This past week, I did my first volunteer presentation for AARP on Health Care Reform. The audience was a group in Robbinsville. I was looking forward to doing this presentation from the time I attended a speaker's orientation a few months ago. From the moment I walked in the building with my stuff and no one seemed to be expecting me, I was right back to the bar years, when I'd show up with my stuff (i.e. my guitar) and no one seemed to be expecting me. My deja vu experience did not end there.
* When I met the woman who had contacted AARP for a speaker, she told me most of the people didn't know I was going to speak. Back to the bar years: In 90% + of the places I played, few people knew there would be live music on nights I'd show up. Later, the same woman told me I was to begin speaking after "line dancing" finished. Bar years: I waited to start until a ball game on TV was over.

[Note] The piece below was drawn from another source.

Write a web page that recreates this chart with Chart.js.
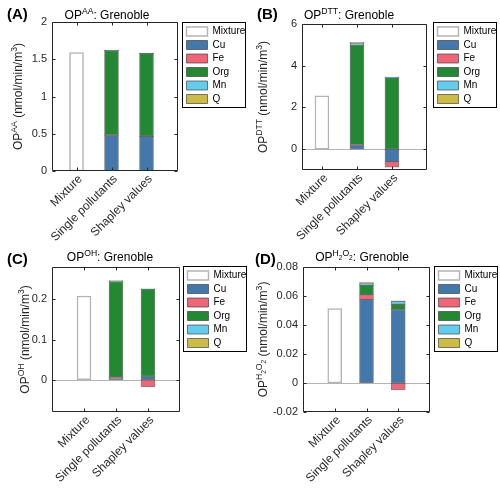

* There was no specific "place" where I was to stand to speak and no lectern or table set aside for me to use. Back to the bar years: Many times my "stage" was the place in the bar most proximate to a working lightbulb. In some bars, I'd set up in a different place from one week to the next.
I had a great time doing my speech this past week and I will do as many as AARP asks of me. And I loved playing in the bars - wouldn't trade those years for anything. 40 years ago I played my guitar & sang in bars to people around my age. Some listened, some didn't. A few days ago I spoke to a group of people around my age. Some listened, some didn't. I met my wife while I was playing in one of those bars; she was one of the people who listened. If I get lucky enough to make one friend of her caliber while I'm speaking somewhere for AARP, I'll be really pleased.